I'm still skeptical of the idea that Apple would go all-in on Intel for nearly half the iPhone market all of a sudden. I suppose they could do that as plan A, but they'd have to have some sort of plan B with TSMC, but that's tricky to do now that TSMC is so capacity constrained. Maybe the backup plan would be they'd do like they've done before and that year's iPhones would use A21 again in the base range and A22P in the Pro.

Apple would have to have agreed upon ways to insulate them from yield risk. They could do some type of "known good die" pricing to insure the cost per working die stays within the agreed upon range. Parametric yield is a bit more tricky. Since it would be the lower end part they could afford to sacrifice frequency and/or power relative to the TSMC Pro SoC - though obviously Intel would want to avoid that as it would be a bad look!

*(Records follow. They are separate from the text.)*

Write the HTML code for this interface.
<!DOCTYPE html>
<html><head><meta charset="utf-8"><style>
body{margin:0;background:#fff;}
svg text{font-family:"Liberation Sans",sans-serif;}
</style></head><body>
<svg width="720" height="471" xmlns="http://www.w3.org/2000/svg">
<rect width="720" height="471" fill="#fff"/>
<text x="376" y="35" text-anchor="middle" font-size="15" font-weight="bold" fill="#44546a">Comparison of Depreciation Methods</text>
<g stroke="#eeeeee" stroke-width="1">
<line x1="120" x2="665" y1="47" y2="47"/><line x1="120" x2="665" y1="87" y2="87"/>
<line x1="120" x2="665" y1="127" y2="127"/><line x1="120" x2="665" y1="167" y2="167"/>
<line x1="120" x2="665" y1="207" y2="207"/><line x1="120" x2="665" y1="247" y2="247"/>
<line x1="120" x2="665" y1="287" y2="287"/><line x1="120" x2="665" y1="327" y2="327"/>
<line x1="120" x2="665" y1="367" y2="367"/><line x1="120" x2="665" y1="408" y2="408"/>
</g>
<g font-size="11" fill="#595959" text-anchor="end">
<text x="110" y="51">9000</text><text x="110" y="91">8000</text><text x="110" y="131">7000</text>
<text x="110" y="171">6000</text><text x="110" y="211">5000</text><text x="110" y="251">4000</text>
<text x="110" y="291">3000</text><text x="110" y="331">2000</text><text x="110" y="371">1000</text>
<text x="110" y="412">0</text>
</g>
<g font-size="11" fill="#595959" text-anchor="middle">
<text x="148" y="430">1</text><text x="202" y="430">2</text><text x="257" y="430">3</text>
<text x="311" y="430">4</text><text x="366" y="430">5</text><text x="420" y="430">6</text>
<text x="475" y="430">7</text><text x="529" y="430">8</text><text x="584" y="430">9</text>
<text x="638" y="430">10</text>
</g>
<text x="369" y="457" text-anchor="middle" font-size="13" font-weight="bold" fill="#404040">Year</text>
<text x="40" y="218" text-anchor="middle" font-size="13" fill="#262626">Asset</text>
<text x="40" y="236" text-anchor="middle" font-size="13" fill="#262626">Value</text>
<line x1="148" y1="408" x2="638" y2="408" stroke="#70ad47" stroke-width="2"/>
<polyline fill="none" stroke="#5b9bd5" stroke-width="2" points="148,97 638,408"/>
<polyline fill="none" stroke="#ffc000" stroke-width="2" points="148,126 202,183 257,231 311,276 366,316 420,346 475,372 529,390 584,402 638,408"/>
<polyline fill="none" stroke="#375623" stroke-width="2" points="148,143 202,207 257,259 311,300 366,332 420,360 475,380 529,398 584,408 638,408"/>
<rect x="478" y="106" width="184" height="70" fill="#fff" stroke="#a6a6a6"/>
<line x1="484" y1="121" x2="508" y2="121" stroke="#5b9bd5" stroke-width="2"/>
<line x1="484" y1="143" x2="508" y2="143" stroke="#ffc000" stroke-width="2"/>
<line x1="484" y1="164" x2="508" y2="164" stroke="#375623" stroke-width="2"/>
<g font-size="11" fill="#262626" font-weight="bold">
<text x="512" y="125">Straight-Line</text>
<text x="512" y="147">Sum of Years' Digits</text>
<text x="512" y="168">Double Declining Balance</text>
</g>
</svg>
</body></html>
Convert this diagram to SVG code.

I suspect Apple is kicking the tires with Intel on multiple fronts, but that doesn't necessarily mean they're driving that car off the lot. If Intel is able to demonstrate with 18A shipments over the next six months that they've finally turned the page on their problems then this all sounds a bit more believable. No matter how good 14A test wafers are performing today, committing a major launch that you have to tape out in ~18-20 months seems to need some assurance they can get from the prototype line to mass production at scale and at high yield that is reasonably close to the same stuff they're seeing from TSMC's A14 test wafers.